Coca-Cola’s CEO, James Quincey, expressed optimism regarding the second-quarter results, highlighting significant growth in both revenue and operating income in a changing market. However, the company’s volume sales in North America dropped by 1% during the quarter. Quincey explained that the decline was mainly due to weaker performance in channels outside the home, which includes a range of products such as water, sports drinks, coffee, tea, and sodas.
This downturn was somewhat mitigated by the success of Coca-Cola’s Fairlife milk line and its flagship soda, Coke, which ranked first and second in retail sales growth for the quarter, respectively. To counteract the decline, Quincey mentioned that Coca-Cola is collaborating with food chains to integrate its sodas into combo meals, including partnerships with McDonald’s to enhance its $5 meal deal that features a soft drink.
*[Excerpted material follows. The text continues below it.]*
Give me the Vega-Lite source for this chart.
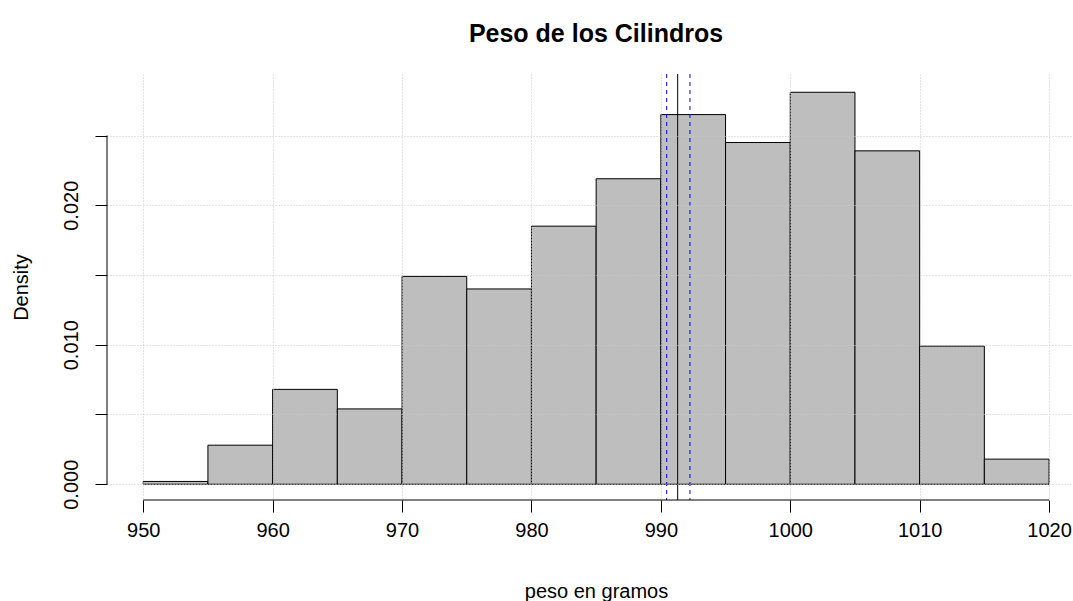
{
  "$schema": "https://vega.github.io/schema/vega-lite/v6.json",
  "width": 966,
  "height": 426,
  "autosize": {"type": "none"},
  "padding": {"left": 107, "top": 74, "right": 0, "bottom": 101},
  "background": "white",
  "config": {"view": {"stroke": null}, "font": "Liberation Sans"},
  "title": {
    "text": "Peso de los Cilindros",
    "fontSize": 25,
    "fontWeight": "bold",
    "font": "Liberation Sans",
    "color": "black",
    "anchor": "middle",
    "baseline": "alphabetic",
    "offset": 7,
    "dx": 6
  },
  "datasets": {
    "bins": [
      {"bin_start": 950, "bin_end": 955, "density": 0.0002},
      {"bin_start": 955, "bin_end": 960, "density": 0.0028},
      {"bin_start": 960, "bin_end": 965, "density": 0.0068},
      {"bin_start": 965, "bin_end": 970, "density": 0.0054},
      {"bin_start": 970, "bin_end": 975, "density": 0.0149},
      {"bin_start": 975, "bin_end": 980, "density": 0.0140},
      {"bin_start": 980, "bin_end": 985, "density": 0.0185},
      {"bin_start": 985, "bin_end": 990, "density": 0.0219},
      {"bin_start": 990, "bin_end": 995, "density": 0.0265},
      {"bin_start": 995, "bin_end": 1000, "density": 0.0245},
      {"bin_start": 1000, "bin_end": 1005, "density": 0.0281},
      {"bin_start": 1005, "bin_end": 1010, "density": 0.0239},
      {"bin_start": 1010, "bin_end": 1015, "density": 0.0099},
      {"bin_start": 1015, "bin_end": 1020, "density": 0.0018}
    ],
    "lines": [
      {"stat": "media", "value": 991.3},
      {"stat": "limite inferior", "value": 990.45},
      {"stat": "limite superior", "value": 992.25}
    ]
  },
  "layer": [
    {
      "data": {"name": "bins"},
      "mark": {"type": "rect", "fill": "#BEBEBE", "stroke": "black", "strokeWidth": 1},
      "encoding": {
        "x": {
          "field": "bin_start",
          "type": "quantitative",
          "scale": {"domain": [947.2, 1021.85], "nice": false, "zero": false},
          "axis": {
            "values": [950, 960, 970, 980, 990, 1000, 1010, 1020],
            "format": "d",
            "domain": false,
            "tickColor": "black",
            "tickSize": 12,
            "tickWidth": 1,
            "labelFontSize": 20,
            "labelColor": "black",
            "labelFont": "Liberation Sans",
            "labelBaseline": "alphabetic",
            "labelPadding": 24,
            "labelFlush": false,
            "labelOverlap": false,
            "grid": true,
            "gridColor": "#C8C8C8",
            "gridDash": [1, 2],
            "gridWidth": 1,
            "zindex": 1,
            "title": "peso en gramos",
            "titleFont": "Liberation Sans",
            "titleFontSize": 20,
            "titleFontWeight": "normal",
            "titleColor": "black",
            "titleBaseline": "alphabetic",
            "titleAlign": "center",
            "titleX": 489,
            "titleY": 97
          }
        },
        "x2": {"field": "bin_end"},
        "y": {
          "field": "density",
          "type": "quantitative",
          "scale": {"domain": [-0.00113, 0.02941], "nice": false, "zero": false},
          "axis": {
            "values": [0, 0.005, 0.01, 0.015, 0.02, 0.025],
            "labelExpr": "round(datum.value * 1000) % 10 == 0 ? format(datum.value, '.3f') : ''",
            "domain": false,
            "tickColor": "black",
            "tickSize": 12,
            "tickWidth": 1,
            "labelFontSize": 20,
            "labelColor": "black",
            "labelFont": "Liberation Sans",
            "labelAngle": 270,
            "labelAlign": "center",
            "labelBaseline": "alphabetic",
            "labelPadding": 18,
            "labelFlush": false,
            "labelOverlap": false,
            "grid": true,
            "gridColor": "#C8C8C8",
            "gridDash": [1, 2],
            "gridWidth": 1,
            "zindex": 1,
            "title": "Density",
            "titleFont": "Liberation Sans",
            "titleFontSize": 20,
            "titleFontWeight": "normal",
            "titleColor": "black",
            "titleAngle": 270,
            "titleAlign": "center",
            "titleBaseline": "alphabetic",
            "titleX": -80,
            "titleY": 213
          }
        },
        "y2": {"datum": 0}
      }
    },
    {
      "data": {"name": "lines"},
      "transform": [{"filter": "datum.stat == 'media'"}],
      "mark": {"type": "rule", "color": "black", "strokeWidth": 1},
      "encoding": {"x": {"field": "value", "type": "quantitative"}}
    },
    {
      "data": {"name": "lines"},
      "transform": [{"filter": "datum.stat != 'media'"}],
      "mark": {"type": "rule", "color": "#0000FF", "strokeDash": [4, 4], "strokeWidth": 1},
      "encoding": {"x": {"field": "value", "type": "quantitative"}}
    },
    {
      "data": {"values": [{"axis": "x"}]},
      "mark": {"type": "rule", "color": "black", "strokeWidth": 1},
      "encoding": {
        "x": {"datum": 950, "type": "quantitative"},
        "x2": {"datum": 1020},
        "y": {"datum": -0.00113, "type": "quantitative"}
      }
    },
    {
      "data": {"values": [{"axis": "y"}]},
      "mark": {"type": "rule", "color": "black", "strokeWidth": 1},
      "encoding": {
        "x": {"datum": 947.2, "type": "quantitative"},
        "y": {"datum": 0, "type": "quantitative"},
        "y2": {"datum": 0.025}
      }
    }
  ]
}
Overall, Coca-Cola exceeded Wall Street’s expectations by reporting $12.4 billion in revenue for the second quarter, equating to approximately $0.84 per share. Analysts had predicted revenues of about $11.76 billion, or around $0.81 per share. The company is now forecasting organic revenue growth of 9% to 10%, an increase from the earlier estimate of 8% to 9%.
Similarly, Pepsi is facing challenges in engaging U.S. consumers, who are increasingly focused on healthier choices and weight loss products. Reports indicate that younger adults in the U.S. are consuming significantly less alcohol than before. Pepsi attributed its weakened performance in the second quarter to a series of product recalls.